Our waiting lists
We have a number of waiting lists you can add your name to, according to your needs and circumstances. If the list is marked ‘open’ simply call our office on 020 8749 7112 and request an application form be sent to your address.
If the relevant list is closed, it means we’re not currently in a position to help. Keep checking as you may be able to add your name when the list re-opens.
- Hostel waiting list, for those aged between 21-34
- 35+ waiting list, for those aged between 35-44
- 45+ waiting list, for those aged between 45-59
- Sheltered housing waiting list, for those aged 60 and over
Accommodation on offer will be
- Studio flats comprising living room/kitchen and some shared amenities for single women aged 21-34, in our Hostel at 25 Collingham Gardens – in the sought-after Earls Court area
- Studio flats for single women aged 35 plus or 45 plus
- Studio flats in one of our five sheltered housing schemes for single women aged 60 plus
Waiting list for women aged 35 and over
If you’re a single woman aged 35 or over, living in insecure or unsuitable housing, you can join one of our waiting lists. Although we get very few vacancies, we try to house a few women each year in self-contained studio flats.
Because we’re realistic about the number of women we’re able to help, the lists are short and may close at any time without warning. There’s a list for women of 35 to 44 and one for women of 45 and over.
Each year, we review all our applications and will write to check if you want to stay on the list. If we don’t get a reply within four weeks, we’ll remove your name from the list. To ensure we can contact you, please let us know if your address changes.
Each flat is self-contained with a living/sleeping area, kitchen, bathroom with WC and limited storage space.
Are you eligible?
To join a waiting list you must be:
- Earning under £40,000 a year
- Willing to consider living in any area we cover (although flats are likely to be in White City, W12)
- Reasonably mobile (flats are likely to be on upper floors, without a lift)
- Not living in a hostel or accommodation run by another housing association (because we aim to help those with no other access to social housing)
What happens when we offer you a property?
Before any offer can be confirmed, you will need to be able to prove:
- Where you’re currently living
- That you can pay the rent and continue to meet the terms of your tenancy
- That you do not owe any rent
We may also ask for a reference from your current landlord.
If you turn down an offer, we’ll remove your name from the waiting list.
Moving from your Women's Pioneer home
If you are a Women’s Pioneer tenant who would like to move you have a number of options:
Exchange with another social housing tenant
Transfer to another Women’s Pioneer property
To join our transfer list download a form here.
Please check with the housing management’s duty officer before submitting the form.

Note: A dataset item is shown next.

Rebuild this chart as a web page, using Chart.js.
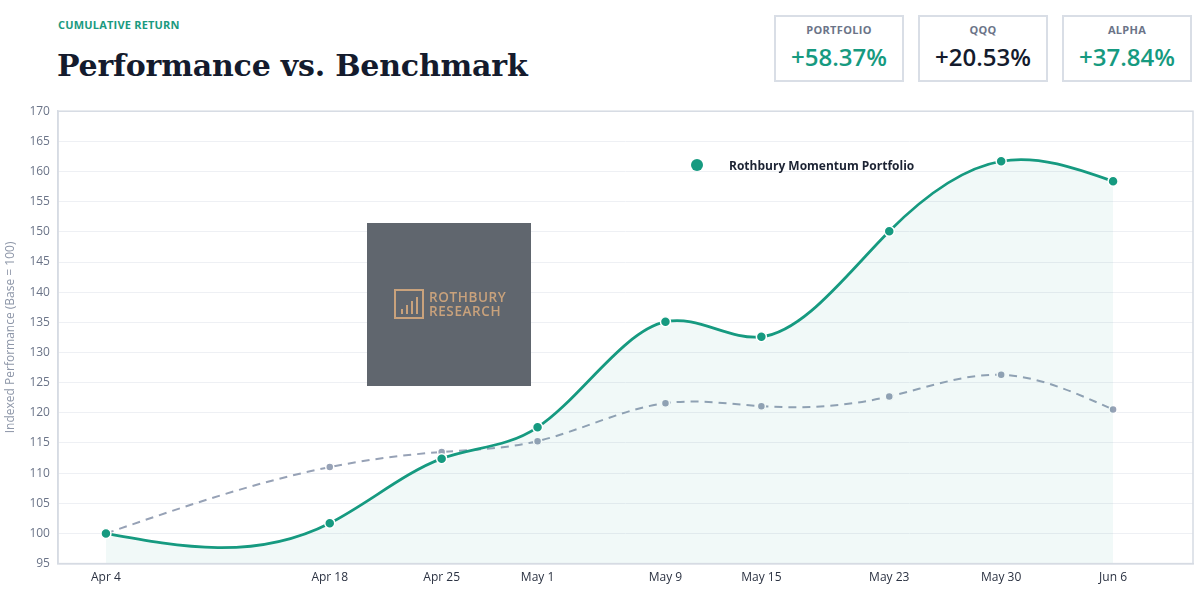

They will give you a realistic view of how long your wait might be, as very few homes become available.
Move to a shared ownership home
These housing association properties allow you to part buy and part rent a home of your own at an affordable price.
You’ll make a monthly mortgage payment as well as a some rent. Some schemes allow you to buy more shares in your home over time, until you own it outright.
Women’s Pioneer doesn’t offer shared ownership, but other local housing associations – such as Notting Hill Housing Group, Octavia Hill Housing and Care may be able to help.
Buying your Women’s Pioneer home
When the government gave secure tenants the right to buy their homes in 1980, 90 of our tenants bought long leases on their flats. Many have since been sold on the open market.
While there are some differences between the service we provide to tenants and to leaseholders, we pride ourselves on providing safe and secure homes and quality services to all our residents.
The benefits of buying
- As leaseholders contribute to the maintenance of the entire property they can sometimes can sometimes face very large bills.
- London property values mean leaseholders are likely to benefit from ownership in the long run – particularly if prices continue to rise. Bear in mind that your share in the upkeep of the building could prove expensive.
Notice:The Voluntary Right to Buy scheme for assured tenants is still being developed. We will update you when we see the government’s scheme in detail.